## Stored data
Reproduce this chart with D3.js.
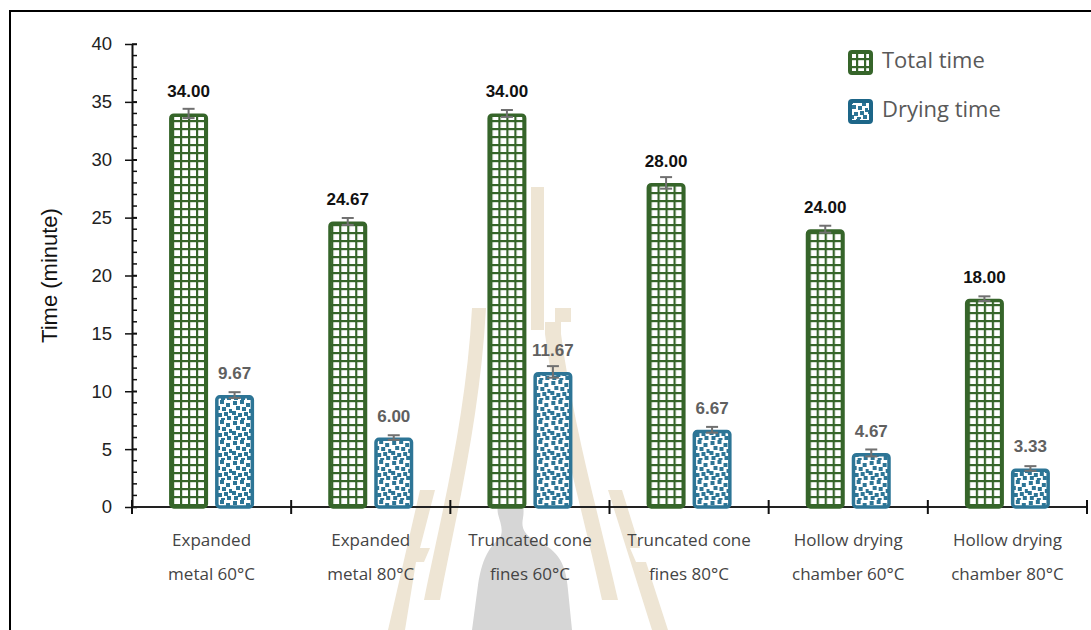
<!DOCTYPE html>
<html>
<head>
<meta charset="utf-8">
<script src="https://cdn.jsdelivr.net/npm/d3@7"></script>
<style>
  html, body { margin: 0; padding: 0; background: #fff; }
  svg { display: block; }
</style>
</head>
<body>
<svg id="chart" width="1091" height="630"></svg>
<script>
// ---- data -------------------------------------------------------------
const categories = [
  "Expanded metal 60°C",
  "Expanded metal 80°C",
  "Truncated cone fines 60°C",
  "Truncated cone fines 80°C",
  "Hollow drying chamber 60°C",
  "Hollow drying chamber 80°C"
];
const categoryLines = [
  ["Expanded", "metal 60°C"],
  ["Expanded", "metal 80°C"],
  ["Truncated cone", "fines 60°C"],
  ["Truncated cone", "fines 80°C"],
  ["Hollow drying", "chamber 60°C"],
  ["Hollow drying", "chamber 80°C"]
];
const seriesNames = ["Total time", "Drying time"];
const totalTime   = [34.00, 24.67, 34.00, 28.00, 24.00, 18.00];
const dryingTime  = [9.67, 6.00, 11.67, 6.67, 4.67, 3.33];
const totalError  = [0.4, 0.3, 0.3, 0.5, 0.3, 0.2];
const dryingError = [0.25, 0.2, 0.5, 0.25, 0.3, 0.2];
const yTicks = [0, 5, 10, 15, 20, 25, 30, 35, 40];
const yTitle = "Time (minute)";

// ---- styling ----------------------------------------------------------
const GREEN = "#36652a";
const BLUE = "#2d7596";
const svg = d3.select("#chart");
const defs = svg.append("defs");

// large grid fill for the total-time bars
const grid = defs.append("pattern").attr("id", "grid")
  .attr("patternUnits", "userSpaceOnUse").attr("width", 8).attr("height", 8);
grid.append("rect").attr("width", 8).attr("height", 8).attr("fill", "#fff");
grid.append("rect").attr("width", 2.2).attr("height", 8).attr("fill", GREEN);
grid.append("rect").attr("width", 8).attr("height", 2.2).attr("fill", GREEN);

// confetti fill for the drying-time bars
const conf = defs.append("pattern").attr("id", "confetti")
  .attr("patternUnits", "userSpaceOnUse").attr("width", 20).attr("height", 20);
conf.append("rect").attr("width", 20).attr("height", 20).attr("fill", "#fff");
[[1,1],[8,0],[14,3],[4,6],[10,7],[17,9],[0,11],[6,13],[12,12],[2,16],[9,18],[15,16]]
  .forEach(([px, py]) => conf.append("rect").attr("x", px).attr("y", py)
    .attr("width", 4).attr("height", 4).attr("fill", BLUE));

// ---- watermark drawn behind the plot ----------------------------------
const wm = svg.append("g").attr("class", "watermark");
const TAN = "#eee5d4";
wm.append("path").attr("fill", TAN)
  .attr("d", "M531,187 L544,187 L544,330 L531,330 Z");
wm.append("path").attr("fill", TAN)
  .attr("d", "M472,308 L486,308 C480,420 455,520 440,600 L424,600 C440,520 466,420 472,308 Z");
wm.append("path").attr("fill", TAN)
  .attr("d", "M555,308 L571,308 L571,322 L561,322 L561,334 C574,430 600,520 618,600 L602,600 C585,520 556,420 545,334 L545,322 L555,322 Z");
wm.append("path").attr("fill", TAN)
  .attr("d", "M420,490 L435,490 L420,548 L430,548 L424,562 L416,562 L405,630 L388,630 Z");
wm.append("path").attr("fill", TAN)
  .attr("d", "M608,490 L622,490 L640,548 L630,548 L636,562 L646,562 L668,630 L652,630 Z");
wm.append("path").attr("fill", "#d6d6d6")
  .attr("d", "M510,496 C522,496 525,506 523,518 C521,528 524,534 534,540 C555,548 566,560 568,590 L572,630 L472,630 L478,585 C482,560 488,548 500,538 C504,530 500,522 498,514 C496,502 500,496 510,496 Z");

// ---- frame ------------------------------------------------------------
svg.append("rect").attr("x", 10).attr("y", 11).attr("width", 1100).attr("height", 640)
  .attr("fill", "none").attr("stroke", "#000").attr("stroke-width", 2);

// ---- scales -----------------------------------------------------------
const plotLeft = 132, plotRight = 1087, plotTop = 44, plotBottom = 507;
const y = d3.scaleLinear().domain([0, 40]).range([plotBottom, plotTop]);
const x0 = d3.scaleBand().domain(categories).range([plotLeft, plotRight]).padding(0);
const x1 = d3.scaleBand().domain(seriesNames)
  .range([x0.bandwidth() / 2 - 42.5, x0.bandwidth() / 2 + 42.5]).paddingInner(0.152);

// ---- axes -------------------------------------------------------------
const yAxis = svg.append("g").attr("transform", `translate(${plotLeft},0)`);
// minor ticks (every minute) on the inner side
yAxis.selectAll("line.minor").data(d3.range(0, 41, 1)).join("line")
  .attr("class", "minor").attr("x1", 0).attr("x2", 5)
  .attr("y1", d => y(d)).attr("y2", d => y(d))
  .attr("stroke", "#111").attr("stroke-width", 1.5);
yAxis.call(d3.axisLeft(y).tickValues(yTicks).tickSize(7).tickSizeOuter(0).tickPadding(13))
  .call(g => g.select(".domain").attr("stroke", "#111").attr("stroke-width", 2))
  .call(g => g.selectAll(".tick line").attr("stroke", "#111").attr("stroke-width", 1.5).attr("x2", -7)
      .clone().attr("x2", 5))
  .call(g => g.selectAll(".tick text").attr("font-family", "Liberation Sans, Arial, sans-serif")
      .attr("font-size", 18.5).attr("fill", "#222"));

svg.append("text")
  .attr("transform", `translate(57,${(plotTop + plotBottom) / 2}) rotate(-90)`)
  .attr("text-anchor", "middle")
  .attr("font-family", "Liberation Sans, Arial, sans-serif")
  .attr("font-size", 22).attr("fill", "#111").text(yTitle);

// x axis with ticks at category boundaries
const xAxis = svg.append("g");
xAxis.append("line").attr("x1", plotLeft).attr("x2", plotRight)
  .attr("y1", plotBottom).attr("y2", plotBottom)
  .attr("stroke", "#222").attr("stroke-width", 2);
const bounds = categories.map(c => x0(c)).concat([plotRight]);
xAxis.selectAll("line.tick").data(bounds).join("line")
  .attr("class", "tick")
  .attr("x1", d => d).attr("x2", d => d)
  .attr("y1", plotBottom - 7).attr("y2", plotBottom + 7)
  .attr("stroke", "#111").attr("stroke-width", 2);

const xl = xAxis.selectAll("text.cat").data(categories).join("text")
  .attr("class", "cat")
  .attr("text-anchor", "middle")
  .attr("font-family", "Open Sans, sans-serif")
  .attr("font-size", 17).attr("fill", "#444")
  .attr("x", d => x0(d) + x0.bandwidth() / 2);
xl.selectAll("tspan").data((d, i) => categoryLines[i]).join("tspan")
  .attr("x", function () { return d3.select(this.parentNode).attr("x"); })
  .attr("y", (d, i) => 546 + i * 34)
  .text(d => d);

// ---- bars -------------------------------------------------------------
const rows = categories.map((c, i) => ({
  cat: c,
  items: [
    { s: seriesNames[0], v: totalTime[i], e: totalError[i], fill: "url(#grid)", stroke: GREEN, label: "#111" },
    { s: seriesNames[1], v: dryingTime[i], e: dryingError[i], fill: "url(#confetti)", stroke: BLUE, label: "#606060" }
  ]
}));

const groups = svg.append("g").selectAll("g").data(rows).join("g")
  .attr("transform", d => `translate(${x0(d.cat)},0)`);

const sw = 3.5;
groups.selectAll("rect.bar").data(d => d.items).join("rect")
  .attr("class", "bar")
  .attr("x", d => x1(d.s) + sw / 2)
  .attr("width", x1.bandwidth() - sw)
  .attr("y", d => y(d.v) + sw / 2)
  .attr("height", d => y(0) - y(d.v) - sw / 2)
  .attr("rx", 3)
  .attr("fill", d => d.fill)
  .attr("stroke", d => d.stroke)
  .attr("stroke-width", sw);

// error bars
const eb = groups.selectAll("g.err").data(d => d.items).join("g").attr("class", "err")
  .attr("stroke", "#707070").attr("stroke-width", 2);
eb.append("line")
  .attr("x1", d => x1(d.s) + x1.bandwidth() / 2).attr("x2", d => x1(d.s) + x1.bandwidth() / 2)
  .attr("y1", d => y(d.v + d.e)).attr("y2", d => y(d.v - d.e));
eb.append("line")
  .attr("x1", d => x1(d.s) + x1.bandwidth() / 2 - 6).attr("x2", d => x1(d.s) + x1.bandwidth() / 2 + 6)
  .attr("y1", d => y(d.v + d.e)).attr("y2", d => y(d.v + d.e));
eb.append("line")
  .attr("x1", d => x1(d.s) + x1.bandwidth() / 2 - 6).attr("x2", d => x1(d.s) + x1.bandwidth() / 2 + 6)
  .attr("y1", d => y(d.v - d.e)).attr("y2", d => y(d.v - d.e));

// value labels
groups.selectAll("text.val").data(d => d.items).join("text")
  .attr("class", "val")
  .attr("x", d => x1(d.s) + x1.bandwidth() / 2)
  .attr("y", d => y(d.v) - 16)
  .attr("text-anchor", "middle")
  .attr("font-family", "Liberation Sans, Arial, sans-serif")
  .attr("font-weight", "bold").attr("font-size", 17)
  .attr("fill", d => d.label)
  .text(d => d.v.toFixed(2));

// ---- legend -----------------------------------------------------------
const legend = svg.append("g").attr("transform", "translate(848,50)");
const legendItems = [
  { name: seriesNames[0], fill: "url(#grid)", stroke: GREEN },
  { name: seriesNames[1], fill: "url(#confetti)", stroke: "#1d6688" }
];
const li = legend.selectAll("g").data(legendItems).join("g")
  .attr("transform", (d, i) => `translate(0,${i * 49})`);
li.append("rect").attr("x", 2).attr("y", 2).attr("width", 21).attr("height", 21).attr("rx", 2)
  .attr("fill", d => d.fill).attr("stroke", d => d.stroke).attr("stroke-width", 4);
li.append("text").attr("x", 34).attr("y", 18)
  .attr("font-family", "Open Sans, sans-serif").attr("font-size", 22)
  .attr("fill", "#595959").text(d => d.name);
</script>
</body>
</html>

## Problem to solve
What is the number of lines containing "chart"? Give that number only.

## Response to the task
3